● **STATED TASK**: All lines from the top of the records below through the line holding "width=78.5pt,minimum height=20.5pt] (se)", and only those, should be printed exactly, minus the pictures.

[Code that draws figures]
════════
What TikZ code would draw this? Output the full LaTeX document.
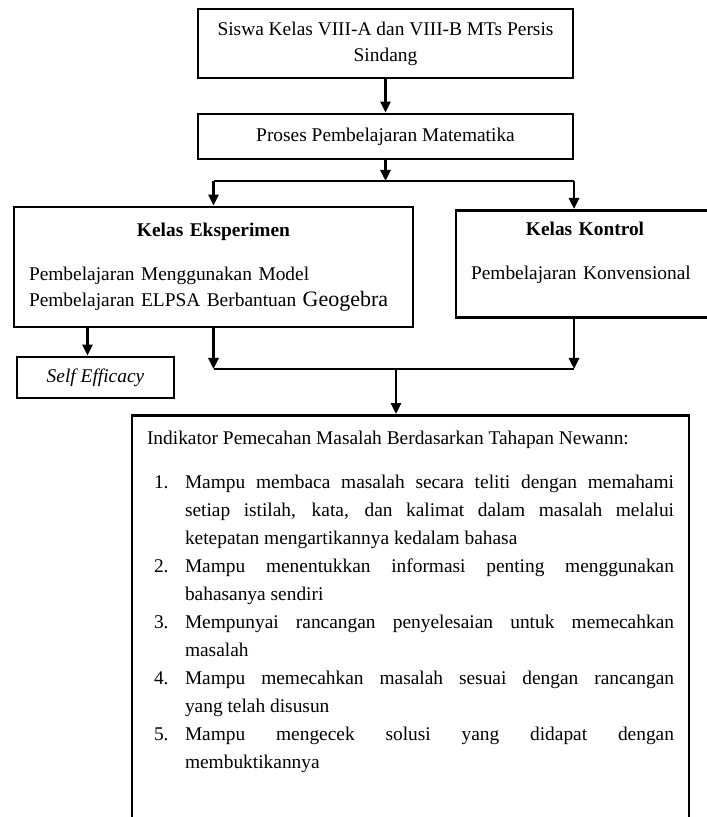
\documentclass[tikz,border=0pt]{standalone}
\usepackage{fontspec}
\setmainfont{Liberation Serif}
\usepackage{enumitem}
\usetikzlibrary{arrows.meta}

\begin{document}
\begin{tikzpicture}[x=0.5pt,y=-0.5pt,
        box/.style={draw,line width=1.35pt,inner sep=0pt,
            font=\fontsize{9.7}{13}\selectfont},
        arr/.style={line width=1.3pt,-{Triangle[length=5.5pt,width=5pt]}},
        joinline/.style={line width=1.3pt}]
    \useasboundingbox (0,0) rectangle (706,817);

	\node[box,minimum width=187.5pt,minimum height=34.5pt,align=center] (siswa) at (385.5,43.5)
        {Siswa Kelas VIII-A dan VIII-B MTs Persis\\Sindang};
    \node[box,minimum width=187.5pt,minimum height=22.5pt] (proses) at (385.5,136.5)
        {Proses Pembelajaran Matematika};

    \node[box,minimum width=199.5pt,minimum height=60pt,text width=184.5pt,align=left] (eks) at (213.5,267)
        {{\centering\textbf{Kelas Eksperimen}\par}\vspace{9pt}Pembelajaran Menggunakan Model\\
        Pembelajaran ELPSA Berbantuan {\fontsize{11}{13}\selectfont Geogebra}};
    \node[box,anchor=north,minimum width=129pt,minimum height=53.5pt,text width=114pt,align=left] (kon) at (585,209)
        {{\centering\textbf{Kelas Kontrol}\par}\vspace{9pt}Pembelajaran Konvensional\rule[-13pt]{0pt}{13pt}};

    \node[box,minimum width=78.5pt,minimum height=20.5pt] (se) at (95.5,377.5) {\textit{Self Efficacy}};

    \node[box,anchor=north,text width=263.5pt,inner xsep=7.5pt,inner ysep=8pt,align=justify,
        font=\fontsize{9.7}{14}\selectfont] (ind) at (410.5,414)
        {Indikator Pemecahan Masalah Berdasarkan Tahapan Newann:
        \begin{enumerate}[label=\arabic*.,leftmargin=19pt,labelindent=3.5pt,labelwidth=15.5pt,
            labelsep=0pt,align=left,topsep=8pt,partopsep=0pt,itemsep=0pt,parsep=0pt]
        \item Mampu membaca masalah secara teliti dengan memahami\linebreak
            setiap istilah, kata, dan kalimat dalam masalah melalui\linebreak
            ketepatan mengartikannya kedalam bahasa
        \item Mampu menentukkan informasi penting menggunakan\linebreak bahasanya sendiri
        \item Mempunyai rancangan penyelesaian untuk memecahkan\linebreak masalah
        \item Mampu memecahkan masalah sesuai dengan rancangan\linebreak yang telah disusun
        \item Mampu mengecek solusi yang didapat dengan\linebreak
            membuktikannya\rule[-50pt]{0pt}{50pt}
        \end{enumerate}};

    \coordinate (j1) at (385.5,181);
    \coordinate (jl1) at (213.5,181);
    \coordinate (jr1) at (574,181);
    \coordinate (jl2) at (213.5,369);
    \coordinate (jr2) at (574,369);
    \coordinate (j2) at (396,369);

    \draw[arr] (siswa) -- (proses);
    \draw[arr] (proses) -- (j1);
    \draw[joinline] (jl1) -- (jr1);
    \draw[arr] (jl1) -- (eks);
    \draw[arr] (jr1) -- (jr1 |- kon.north);

    \draw[arr] ([xshift=-4pt]se.north |- eks.south) -- ([xshift=-4pt]se.north);
    \draw[arr] (eks) -- (jl2);
    \draw[arr] (kon.south -| jr2) -- (jr2);
    \draw[joinline] (jl2) -- (jr2);
    \draw[arr] (j2) -- (j2 |- ind.north);
\end{tikzpicture}
\end{document}
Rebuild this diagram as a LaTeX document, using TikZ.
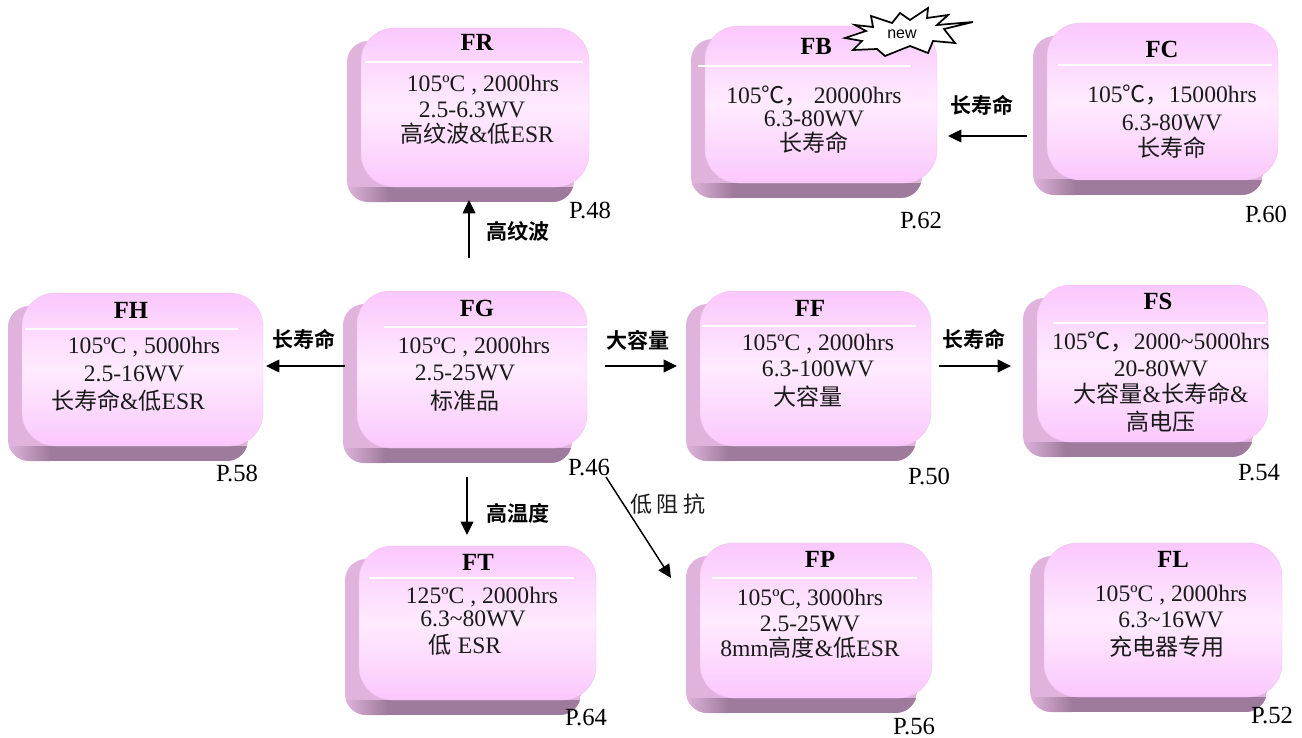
\documentclass[tikz,border=0pt]{standalone}
\usepackage{fontspec}
\setmainfont{Liberation Serif}
\newfontfamily\cjk{Noto Sans CJK SC}
\newfontfamily\cjkb{Noto Sans CJK SC Bold}
\newfontfamily\arialf{Liberation Sans}
\usetikzlibrary{arrows.meta}
\definecolor{shLight}{HTML}{DFB3DC}
\definecolor{shDark}{HTML}{9E7B9C}
\definecolor{faceEnd}{HTML}{FAC8FC}
\definecolor{faceMid}{HTML}{FFEBFF}
\definecolor{faceEdge}{HTML}{F2C2F2}
\definecolor{txt}{HTML}{1A1A1A}
\newcommand{\zh}[1]{{\cjk\fontsize{17.3}{18}\selectfont #1}}
% args: name, shadow L, face L, face T, face R, face B, shadow B
\newcommand{\cardbox}[7]{%
  \begin{scope}
    \clip[rounded corners=16] (#2,#4+13) rectangle (#5-15,#7);
    \fill[shLight] (#2,#4+13) rectangle (#5-15,#7);
    \shade[left color=shLight,right color=shDark] (#2,#6) rectangle (#2+42,#7);
    \fill[shDark] (#2+42,#6) rectangle (#5-15,#7);
  \end{scope}
  \path[rounded corners=25,draw=faceEdge,line width=.3pt,top color=faceEnd,bottom color=faceEnd,middle color=faceMid]
    (#3,#4) rectangle (#5,#6);
  \coordinate (#1-nw) at (#3,#4);
  \coordinate (#1-se) at (#5,#6);
}
\newcommand{\cardrule}[4]{\coordinate (#1-a) at (#2,#4); \coordinate (#1-b) at (#3,#4); \draw[white,line width=1.5pt] (#1-a) -- (#1-b);}
\tikzset{
  title/.style={font=\bfseries\fontsize{18.5}{20}\selectfont,inner sep=0pt,text=black},
  body/.style={font=\fontsize{17.7}{18}\selectfont,inner sep=0pt,text=txt},
  pagenum/.style={font=\fontsize{18.5}{20}\selectfont,inner sep=0pt,text=black},
  arrowlabel/.style={font=\cjkb\fontsize{15.8}{16}\selectfont,inner sep=0pt,text=black},
  conn/.style={draw=black,line width=1.1pt,-{Triangle[length=10pt,width=9.5pt]}},
}
\begin{document}
\begin{tikzpicture}[x=0.75pt,y=-0.75pt]
\useasboundingbox (0,0) rectangle (1302,738);
% cards
\cardbox{FR}{347}{361}{28}{589}{187}{202}
\cardbox{FB}{691}{705}{26}{937}{183}{198}
\cardbox{FC}{1033}{1047}{23}{1278}{180}{195}
\cardbox{FH}{8}{22}{293}{263}{446}{461}
\cardbox{FG}{343}{357}{291}{587}{448}{463}
\cardbox{FF}{686}{700}{291}{931}{446}{461}
\cardbox{FS}{1023}{1037}{285}{1268}{442}{457}
\cardbox{FT}{345}{359}{546}{596}{700}{715}
\cardbox{FP}{686}{700}{543}{932}{698}{713}
\cardbox{FL}{1030}{1044}{543}{1282}{697}{712}
% rules
\cardrule{rFR}{365}{583}{62}
\cardrule{rFB}{698}{911}{66}
\cardrule{rFC}{1058}{1272}{65}
\cardrule{rFH}{25}{238}{329}
\cardrule{rFG}{384}{587}{327}
\cardrule{rFF}{702}{916}{326}
\cardrule{rFS}{1053}{1266}{323}
\cardrule{rFT}{369}{574}{578}
\cardrule{rFP}{712}{917}{578}
% FR
\node[title] (tFR) at (477,42) {FR};
\node[body] (FR1) at (483,85) {105ºC , 2000hrs};
\node[body] (FR2) at (472,110) {2.5-6.3WV};
\node[body] (FR3) at (477,134) {\zh{高纹波}\&\zh{低}ESR};
% FB
\node[title] (tFB) at (816,46) {FB};
\node[body] (FB1) at (814,96) {105\zh{℃，} 20000hrs};
\node[body] (FB2) at (814,119) {6.3-80WV};
\node[body] (FB3) at (814,143) {\zh{长寿命}};
% FC
\node[title] (tFC) at (1162,49) {FC};
\node[body] (FC1) at (1172,95) {105\zh{℃，}15000hrs};
\node[body] (FC2) at (1172,123) {6.3-80WV};
\node[body] (FC3) at (1172,148) {\zh{长寿命}};
% FH
\node[title] (tFH) at (131,310) {FH};
\node[body] (FH1) at (144,347) {105ºC , 5000hrs};
\node[body] (FH2) at (134,374) {2.5-16WV};
\node[body] (FH3) at (128,401) {\zh{长寿命}\&\zh{低}ESR};
% FG
\node[title] (tFG) at (477,308) {FG};
\node[body] (FG1) at (474,347) {105ºC , 2000hrs};
\node[body] (FG2) at (465,373) {2.5-25WV};
\node[body] (FG3) at (465,401) {\zh{标准品}};
% FF
\node[title] (tFF) at (810,308) {FF};
\node[body] (FF1) at (818,344) {105ºC , 2000hrs};
\node[body] (FF2) at (818,369) {6.3-100WV};
\node[body] (FF3) at (808,397) {\zh{大容量}};
% FS
\node[title] (tFS) at (1158,301) {FS};
\node[body] (FS1) at (1161,342) {105\zh{℃，}2000\textasciitilde 5000hrs};
\node[body] (FS2) at (1161,369) {20-80WV};
\node[body] (FS3) at (1161,394) {\zh{大容量}\&\zh{长寿命}\&};
\node[body] (FS4) at (1161,422) {\zh{高电压}};
% FT
\node[title] (tFT) at (478,562) {FT};
\node[body] (FT1) at (482,597) {125ºC , 2000hrs};
\node[body] (FT2) at (473,619) {6.3\textasciitilde 80WV};
\node[body] (FT3) at (465,645) {\zh{低} ESR};
% FP
\node[title] (tFP) at (820,559) {FP};
\node[body] (FP1) at (810,599) {105ºC, 3000hrs};
\node[body] (FP2) at (810,624) {2.5-25WV};
\node[body] (FP3) at (810,648) {8mm\zh{高度}\&\zh{低}ESR};
% FL
\node[title] (tFL) at (1173,559) {FL};
\node[body] (FL1) at (1171,595) {105ºC , 2000hrs};
\node[body] (FL2) at (1171,620) {6.3\textasciitilde 16WV};
\node[body] (FL3) at (1167,647) {\zh{充电器专用}};
% pages
\node[pagenum] (p48) at (590,210) {P.48};
\node[pagenum] (p62) at (921,221) {P.62};
\node[pagenum] (p60) at (1266,214) {P.60};
\node[pagenum] (p58) at (237,473) {P.58};
\node[pagenum] (p46) at (589,468) {P.46};
\node[pagenum] (p50) at (929,476) {P.50};
\node[pagenum] (p54) at (1259,473) {P.54};
\node[pagenum] (p64) at (586,718) {P.64};
\node[pagenum] (p56) at (914,727) {P.56};
\node[pagenum] (p52) at (1272,716) {P.52};
% connector ends
\coordinate (a1s) at (469,258); \coordinate (a1e) at (469,200);
\coordinate (a2s) at (1027,136); \coordinate (a2e) at (948,136);
\coordinate (a3s) at (345,366); \coordinate (a3e) at (266,366);
\coordinate (a4s) at (605,366); \coordinate (a4e) at (677,366);
\coordinate (a5s) at (939,366); \coordinate (a5e) at (1011,366);
\coordinate (a6s) at (467,477); \coordinate (a6e) at (467,535);
\coordinate (a7s) at (606,477); \coordinate (a7e) at (671,578);
\draw[conn] (a1s) -- (a1e);
\draw[conn] (a2s) -- (a2e);
\draw[conn] (a3s) -- (a3e);
\draw[conn] (a4s) -- (a4e);
\draw[conn] (a5s) -- (a5e);
\draw[conn] (a6s) -- (a6e);
\draw[conn] (a7s) -- (a7e);
% arrow labels
\node[arrowlabel] (l1) at (518,231) {高纹波};
\node[arrowlabel] (l2) at (982,105) {长寿命};
\node[arrowlabel] (l3) at (304,339) {长寿命};
\node[arrowlabel] (l4) at (638,340) {大容量};
\node[arrowlabel] (l5) at (974,339) {长寿命};
\node[arrowlabel] (l6) at (518,513) {高温度};
\node[inner sep=0pt,font=\cjk\fontsize{16.5}{17}\selectfont,text=txt] (l7) at (668,504) {低 阻 抗};
% burst
\draw[fill=white,draw=black,line width=1.3pt,line join=miter]
 (973,22)--(944,29)--(955,43)--(933,41)--(928,53)--(910,46)--(885,56)--(877,49)--(853,50)--(862,41)--(845,38)--(866,31)--(855,25)--(873,27)--(871,16)--(892,23)--(900,13)--(910,20)--(928,8)--(927,18)--(948,15)--(937,25)--cycle;
\node[inner sep=0pt,font=\arialf\fontsize{12}{13}\selectfont,text=black] (newtag) at (902,34) {new};
\end{tikzpicture}
\end{document}
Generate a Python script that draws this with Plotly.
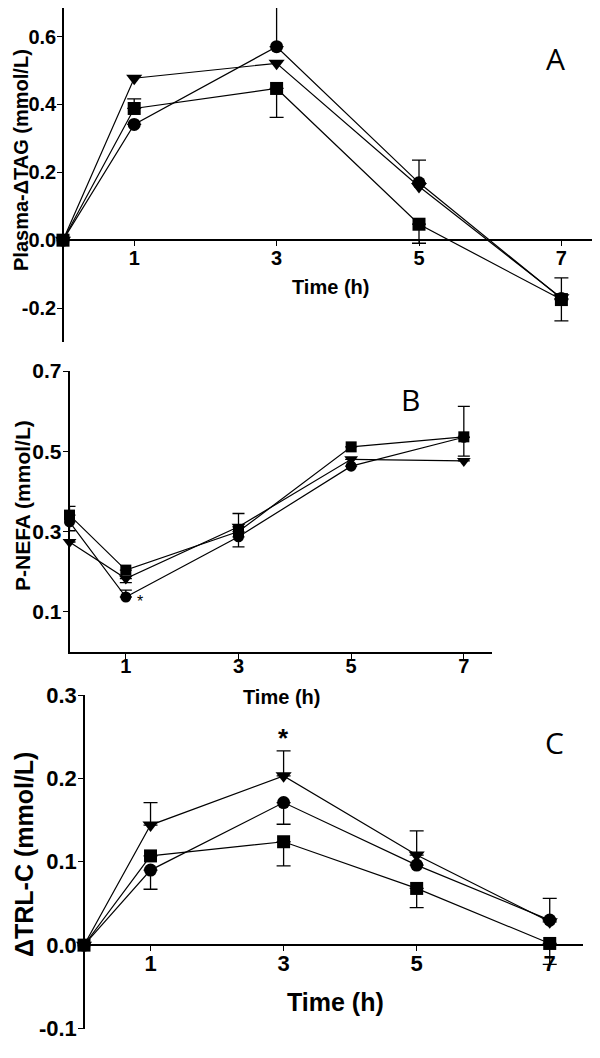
════════
● **OUTPUT FOR THIS TASK**:
What TikZ code would draw this? Output the full LaTeX document.
\documentclass[tikz,border=0pt]{standalone}
\usepackage{fontspec}
\setmainfont{Liberation Serif}
\usepackage{enumitem}
\usetikzlibrary{arrows.meta}

\begin{document}
\begin{tikzpicture}[x=0.5pt,y=-0.5pt,
        box/.style={draw,line width=1.35pt,inner sep=0pt,
            font=\fontsize{9.7}{13}\selectfont},
        arr/.style={line width=1.3pt,-{Triangle[length=5.5pt,width=5pt]}},
        joinline/.style={line width=1.3pt}]
    \useasboundingbox (0,0) rectangle (706,817);

	\node[box,minimum width=187.5pt,minimum height=34.5pt,align=center] (siswa) at (385.5,43.5)
        {Siswa Kelas VIII-A dan VIII-B MTs Persis\\Sindang};
    \node[box,minimum width=187.5pt,minimum height=22.5pt] (proses) at (385.5,136.5)
        {Proses Pembelajaran Matematika};

    \node[box,minimum width=199.5pt,minimum height=60pt,text width=184.5pt,align=left] (eks) at (213.5,267)
        {{\centering\textbf{Kelas Eksperimen}\par}\vspace{9pt}Pembelajaran Menggunakan Model\\
        Pembelajaran ELPSA Berbantuan {\fontsize{11}{13}\selectfont Geogebra}};
    \node[box,anchor=north,minimum width=129pt,minimum height=53.5pt,text width=114pt,align=left] (kon) at (585,209)
        {{\centering\textbf{Kelas Kontrol}\par}\vspace{9pt}Pembelajaran Konvensional\rule[-13pt]{0pt}{13pt}};

    \node[box,minimum width=78.5pt,minimum height=20.5pt] (se) at (95.5,377.5) {\textit{Self Efficacy}};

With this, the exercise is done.